After logic is covered by unit tests, how the software interacts with the rest of the system should be assessed, and integration tests should be written for critical paths if they don’t already exist. Inputs and outputs should be focused on since it is black-box testing.

  • API-based
  • Component interaction
  • Data layer-based, complex queries
  • Consumer-Driven Contract Testing - agree what the consumer will send and receive, and write tests to that

//todo

End-to-end tests

Smoke tests

A handful of simple end-to-end/integration tests that run quickly, just to ensure the system is generally operational.

They could be simple versions of a few AATs and integration tests that run quickly in their own part of the pipeline.

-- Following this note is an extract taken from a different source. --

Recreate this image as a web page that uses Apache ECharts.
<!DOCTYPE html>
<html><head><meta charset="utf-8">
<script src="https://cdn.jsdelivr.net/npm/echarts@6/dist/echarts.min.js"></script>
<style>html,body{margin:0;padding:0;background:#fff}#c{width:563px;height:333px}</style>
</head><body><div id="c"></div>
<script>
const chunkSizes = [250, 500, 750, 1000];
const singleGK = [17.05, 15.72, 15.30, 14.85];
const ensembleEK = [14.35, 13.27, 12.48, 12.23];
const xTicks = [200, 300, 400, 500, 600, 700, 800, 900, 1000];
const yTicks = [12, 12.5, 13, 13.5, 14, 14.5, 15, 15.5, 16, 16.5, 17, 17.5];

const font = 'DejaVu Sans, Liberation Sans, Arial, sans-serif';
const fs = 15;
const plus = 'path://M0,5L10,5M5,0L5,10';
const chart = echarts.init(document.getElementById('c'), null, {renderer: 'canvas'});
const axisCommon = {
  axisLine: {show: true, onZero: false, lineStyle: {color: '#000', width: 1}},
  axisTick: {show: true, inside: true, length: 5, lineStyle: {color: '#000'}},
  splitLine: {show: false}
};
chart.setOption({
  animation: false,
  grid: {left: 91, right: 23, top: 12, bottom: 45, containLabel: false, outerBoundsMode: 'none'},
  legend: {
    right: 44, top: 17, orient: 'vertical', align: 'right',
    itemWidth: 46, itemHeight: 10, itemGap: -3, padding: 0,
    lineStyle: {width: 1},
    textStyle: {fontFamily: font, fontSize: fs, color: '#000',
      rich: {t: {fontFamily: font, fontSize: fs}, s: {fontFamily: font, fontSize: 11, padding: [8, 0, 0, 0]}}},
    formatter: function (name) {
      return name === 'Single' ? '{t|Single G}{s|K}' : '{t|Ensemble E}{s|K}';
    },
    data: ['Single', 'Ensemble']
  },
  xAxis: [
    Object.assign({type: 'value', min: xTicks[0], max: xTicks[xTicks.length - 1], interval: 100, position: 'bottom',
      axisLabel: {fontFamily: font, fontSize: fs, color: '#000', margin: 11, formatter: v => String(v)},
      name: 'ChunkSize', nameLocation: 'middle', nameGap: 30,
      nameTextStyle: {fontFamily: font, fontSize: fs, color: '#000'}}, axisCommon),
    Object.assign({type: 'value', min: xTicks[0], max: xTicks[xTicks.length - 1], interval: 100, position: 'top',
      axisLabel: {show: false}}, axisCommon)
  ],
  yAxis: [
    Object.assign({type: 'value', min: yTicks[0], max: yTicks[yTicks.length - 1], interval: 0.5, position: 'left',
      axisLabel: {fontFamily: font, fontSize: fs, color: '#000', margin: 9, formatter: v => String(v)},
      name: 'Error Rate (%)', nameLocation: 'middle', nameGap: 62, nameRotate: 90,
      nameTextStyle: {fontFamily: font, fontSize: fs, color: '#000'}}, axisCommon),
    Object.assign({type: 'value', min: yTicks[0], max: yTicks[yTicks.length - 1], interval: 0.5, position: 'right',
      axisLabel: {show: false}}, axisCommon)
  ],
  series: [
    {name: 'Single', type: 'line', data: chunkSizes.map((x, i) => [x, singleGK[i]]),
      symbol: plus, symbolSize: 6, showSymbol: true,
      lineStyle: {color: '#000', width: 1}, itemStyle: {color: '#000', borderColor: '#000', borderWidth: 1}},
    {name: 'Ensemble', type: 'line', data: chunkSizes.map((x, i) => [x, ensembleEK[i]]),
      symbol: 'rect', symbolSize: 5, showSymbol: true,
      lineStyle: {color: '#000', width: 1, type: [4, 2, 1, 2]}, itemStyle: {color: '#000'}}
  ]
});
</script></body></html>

Automated Acceptance Tests

  • Key scenarios (happy and sad paths) should be covered, but this should be explicitly defined by POs, analysis and developers, to ensure only the proper journeys have these expensive tests written for them, and on;y when the functionality is stable enough.
  • There should not be many, in the double-digits to low hundreds typically
  • Selenium is the most robust, flexible and developer-supported tool, often with Javascript languages on top to better deal with async JS.

//todo

When there are no tests yet

If there is no coverage, determine code to cover first by looking at code that is:

  • most used
  • most volitile
  • most critical functionality

Bug Procedure

When a bug is found:

  1. Analyze why it wasn’t caught by a test
  2. Add appropriate test(s). See if any tests can be removed in lieu of new test(s), i.e. if 3 unit tests make 1 integration test obsolete.
    • Add tech task for this if needed

External Services used

Consider making test doubles for these services to make our tests more focused on contracts (consumer-based contracts) we have with other services, and our software, and be bogged down less with testing external software.

Coding practices

  • Testing smells
    • Unit testing smells (i.e. lot of mocking, hard to mock, etc.)